__Job__
Will you output all of the data below exactly, omitting the images?

__Stored data__
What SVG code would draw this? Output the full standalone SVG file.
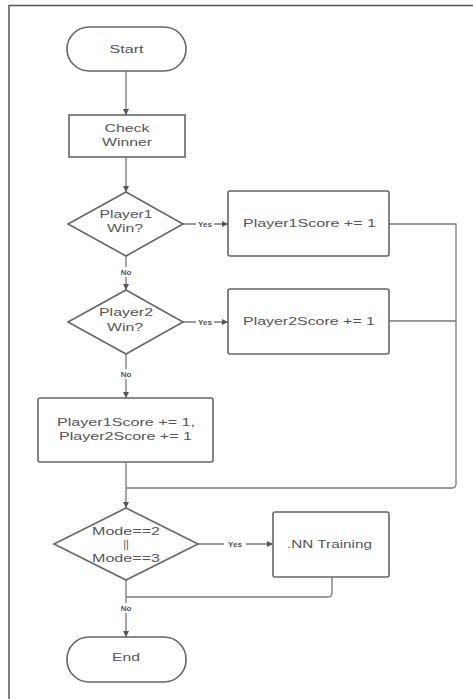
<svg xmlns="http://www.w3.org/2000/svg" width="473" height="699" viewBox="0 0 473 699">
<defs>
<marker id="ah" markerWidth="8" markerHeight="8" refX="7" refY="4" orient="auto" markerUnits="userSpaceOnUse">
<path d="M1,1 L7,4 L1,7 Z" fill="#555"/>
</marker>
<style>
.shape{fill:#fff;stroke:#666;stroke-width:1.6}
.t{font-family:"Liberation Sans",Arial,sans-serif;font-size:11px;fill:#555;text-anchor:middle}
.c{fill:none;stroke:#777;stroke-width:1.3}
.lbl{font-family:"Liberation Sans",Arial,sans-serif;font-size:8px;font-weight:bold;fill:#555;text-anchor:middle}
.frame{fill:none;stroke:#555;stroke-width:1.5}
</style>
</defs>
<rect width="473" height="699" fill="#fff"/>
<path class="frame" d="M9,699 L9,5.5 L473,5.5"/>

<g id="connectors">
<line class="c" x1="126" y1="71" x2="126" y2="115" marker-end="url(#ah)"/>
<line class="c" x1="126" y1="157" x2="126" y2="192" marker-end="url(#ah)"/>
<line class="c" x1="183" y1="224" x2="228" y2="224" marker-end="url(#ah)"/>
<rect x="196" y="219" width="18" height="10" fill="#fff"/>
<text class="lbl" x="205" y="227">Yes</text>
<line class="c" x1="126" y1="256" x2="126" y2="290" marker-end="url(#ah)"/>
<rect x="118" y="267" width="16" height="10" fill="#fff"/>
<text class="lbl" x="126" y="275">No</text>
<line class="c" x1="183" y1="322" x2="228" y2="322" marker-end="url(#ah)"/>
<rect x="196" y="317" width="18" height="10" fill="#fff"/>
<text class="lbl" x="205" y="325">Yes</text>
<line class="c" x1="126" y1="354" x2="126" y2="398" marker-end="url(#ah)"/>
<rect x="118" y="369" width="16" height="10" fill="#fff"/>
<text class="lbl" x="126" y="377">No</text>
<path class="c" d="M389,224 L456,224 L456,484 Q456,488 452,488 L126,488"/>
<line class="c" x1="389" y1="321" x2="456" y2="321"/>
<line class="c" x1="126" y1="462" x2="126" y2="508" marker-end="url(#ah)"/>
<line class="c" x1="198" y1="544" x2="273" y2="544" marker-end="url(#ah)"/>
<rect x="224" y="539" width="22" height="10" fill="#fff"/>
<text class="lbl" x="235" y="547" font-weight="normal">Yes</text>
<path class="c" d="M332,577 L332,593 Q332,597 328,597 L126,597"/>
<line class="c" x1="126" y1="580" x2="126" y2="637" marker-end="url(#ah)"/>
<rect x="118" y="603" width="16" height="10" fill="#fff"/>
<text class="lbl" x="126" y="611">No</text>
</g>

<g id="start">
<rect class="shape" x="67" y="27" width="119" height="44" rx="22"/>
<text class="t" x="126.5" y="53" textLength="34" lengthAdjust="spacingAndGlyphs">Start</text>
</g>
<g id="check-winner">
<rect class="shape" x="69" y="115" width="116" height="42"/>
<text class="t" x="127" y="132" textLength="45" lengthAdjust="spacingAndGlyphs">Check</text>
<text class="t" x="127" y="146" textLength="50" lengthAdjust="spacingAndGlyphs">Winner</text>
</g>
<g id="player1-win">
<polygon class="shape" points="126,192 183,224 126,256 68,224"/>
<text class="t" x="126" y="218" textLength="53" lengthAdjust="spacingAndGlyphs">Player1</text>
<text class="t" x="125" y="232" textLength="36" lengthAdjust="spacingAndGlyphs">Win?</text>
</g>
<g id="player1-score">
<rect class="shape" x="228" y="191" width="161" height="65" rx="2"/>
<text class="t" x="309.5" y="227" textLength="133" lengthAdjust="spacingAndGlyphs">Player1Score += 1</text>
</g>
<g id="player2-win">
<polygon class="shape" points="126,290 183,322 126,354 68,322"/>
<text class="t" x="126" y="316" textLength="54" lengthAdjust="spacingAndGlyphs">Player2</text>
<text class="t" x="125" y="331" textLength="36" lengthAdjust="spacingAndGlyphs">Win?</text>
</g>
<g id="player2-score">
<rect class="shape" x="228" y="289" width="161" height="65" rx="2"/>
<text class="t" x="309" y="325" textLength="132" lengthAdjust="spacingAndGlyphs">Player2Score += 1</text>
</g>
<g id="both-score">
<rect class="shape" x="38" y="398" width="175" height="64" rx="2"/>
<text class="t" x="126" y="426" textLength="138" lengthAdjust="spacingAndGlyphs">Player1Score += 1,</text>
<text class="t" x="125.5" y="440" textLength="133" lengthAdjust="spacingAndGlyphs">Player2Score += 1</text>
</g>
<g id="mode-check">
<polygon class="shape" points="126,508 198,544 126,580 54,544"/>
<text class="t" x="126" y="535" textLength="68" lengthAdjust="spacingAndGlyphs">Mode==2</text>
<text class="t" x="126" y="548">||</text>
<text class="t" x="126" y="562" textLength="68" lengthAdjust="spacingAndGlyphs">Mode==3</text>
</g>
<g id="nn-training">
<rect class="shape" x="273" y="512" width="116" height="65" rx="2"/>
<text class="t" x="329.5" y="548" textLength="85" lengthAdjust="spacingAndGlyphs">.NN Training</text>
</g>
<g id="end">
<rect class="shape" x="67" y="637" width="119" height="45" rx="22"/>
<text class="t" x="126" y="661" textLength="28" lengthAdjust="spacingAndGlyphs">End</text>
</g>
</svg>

__Output__
What SVG code would draw this? Output the full standalone SVG file.
<svg xmlns="http://www.w3.org/2000/svg" width="473" height="699" viewBox="0 0 473 699">
<defs>
<marker id="ah" markerWidth="8" markerHeight="8" refX="7" refY="4" orient="auto" markerUnits="userSpaceOnUse">
<path d="M1,1 L7,4 L1,7 Z" fill="#555"/>
</marker>
<style>
.shape{fill:#fff;stroke:#666;stroke-width:1.6}
.t{font-family:"Liberation Sans",Arial,sans-serif;font-size:11px;fill:#555;text-anchor:middle}
.c{fill:none;stroke:#777;stroke-width:1.3}
.lbl{font-family:"Liberation Sans",Arial,sans-serif;font-size:8px;font-weight:bold;fill:#555;text-anchor:middle}
.frame{fill:none;stroke:#555;stroke-width:1.5}
</style>
</defs>
<rect width="473" height="699" fill="#fff"/>
<path class="frame" d="M9,699 L9,5.5 L473,5.5"/>

<g id="connectors">
<line class="c" x1="126" y1="71" x2="126" y2="115" marker-end="url(#ah)"/>
<line class="c" x1="126" y1="157" x2="126" y2="192" marker-end="url(#ah)"/>
<line class="c" x1="183" y1="224" x2="228" y2="224" marker-end="url(#ah)"/>
<rect x="196" y="219" width="18" height="10" fill="#fff"/>
<text class="lbl" x="205" y="227">Yes</text>
<line class="c" x1="126" y1="256" x2="126" y2="290" marker-end="url(#ah)"/>
<rect x="118" y="267" width="16" height="10" fill="#fff"/>
<text class="lbl" x="126" y="275">No</text>
<line class="c" x1="183" y1="322" x2="228" y2="322" marker-end="url(#ah)"/>
<rect x="196" y="317" width="18" height="10" fill="#fff"/>
<text class="lbl" x="205" y="325">Yes</text>
<line class="c" x1="126" y1="354" x2="126" y2="398" marker-end="url(#ah)"/>
<rect x="118" y="369" width="16" height="10" fill="#fff"/>
<text class="lbl" x="126" y="377">No</text>
<path class="c" d="M389,224 L456,224 L456,484 Q456,488 452,488 L126,488"/>
<line class="c" x1="389" y1="321" x2="456" y2="321"/>
<line class="c" x1="126" y1="462" x2="126" y2="508" marker-end="url(#ah)"/>
<line class="c" x1="198" y1="544" x2="273" y2="544" marker-end="url(#ah)"/>
<rect x="224" y="539" width="22" height="10" fill="#fff"/>
<text class="lbl" x="235" y="547" font-weight="normal">Yes</text>
<path class="c" d="M332,577 L332,593 Q332,597 328,597 L126,597"/>
<line class="c" x1="126" y1="580" x2="126" y2="637" marker-end="url(#ah)"/>
<rect x="118" y="603" width="16" height="10" fill="#fff"/>
<text class="lbl" x="126" y="611">No</text>
</g>

<g id="start">
<rect class="shape" x="67" y="27" width="119" height="44" rx="22"/>
<text class="t" x="126.5" y="53" textLength="34" lengthAdjust="spacingAndGlyphs">Start</text>
</g>
<g id="check-winner">
<rect class="shape" x="69" y="115" width="116" height="42"/>
<text class="t" x="127" y="132" textLength="45" lengthAdjust="spacingAndGlyphs">Check</text>
<text class="t" x="127" y="146" textLength="50" lengthAdjust="spacingAndGlyphs">Winner</text>
</g>
<g id="player1-win">
<polygon class="shape" points="126,192 183,224 126,256 68,224"/>
<text class="t" x="126" y="218" textLength="53" lengthAdjust="spacingAndGlyphs">Player1</text>
<text class="t" x="125" y="232" textLength="36" lengthAdjust="spacingAndGlyphs">Win?</text>
</g>
<g id="player1-score">
<rect class="shape" x="228" y="191" width="161" height="65" rx="2"/>
<text class="t" x="309.5" y="227" textLength="133" lengthAdjust="spacingAndGlyphs">Player1Score += 1</text>
</g>
<g id="player2-win">
<polygon class="shape" points="126,290 183,322 126,354 68,322"/>
<text class="t" x="126" y="316" textLength="54" lengthAdjust="spacingAndGlyphs">Player2</text>
<text class="t" x="125" y="331" textLength="36" lengthAdjust="spacingAndGlyphs">Win?</text>
</g>
<g id="player2-score">
<rect class="shape" x="228" y="289" width="161" height="65" rx="2"/>
<text class="t" x="309" y="325" textLength="132" lengthAdjust="spacingAndGlyphs">Player2Score += 1</text>
</g>
<g id="both-score">
<rect class="shape" x="38" y="398" width="175" height="64" rx="2"/>
<text class="t" x="126" y="426" textLength="138" lengthAdjust="spacingAndGlyphs">Player1Score += 1,</text>
<text class="t" x="125.5" y="440" textLength="133" lengthAdjust="spacingAndGlyphs">Player2Score += 1</text>
</g>
<g id="mode-check">
<polygon class="shape" points="126,508 198,544 126,580 54,544"/>
<text class="t" x="126" y="535" textLength="68" lengthAdjust="spacingAndGlyphs">Mode==2</text>
<text class="t" x="126" y="548">||</text>
<text class="t" x="126" y="562" textLength="68" lengthAdjust="spacingAndGlyphs">Mode==3</text>
</g>
<g id="nn-training">
<rect class="shape" x="273" y="512" width="116" height="65" rx="2"/>
<text class="t" x="329.5" y="548" textLength="85" lengthAdjust="spacingAndGlyphs">.NN Training</text>
</g>
<g id="end">
<rect class="shape" x="67" y="637" width="119" height="45" rx="22"/>
<text class="t" x="126" y="661" textLength="28" lengthAdjust="spacingAndGlyphs">End</text>
</g>
</svg>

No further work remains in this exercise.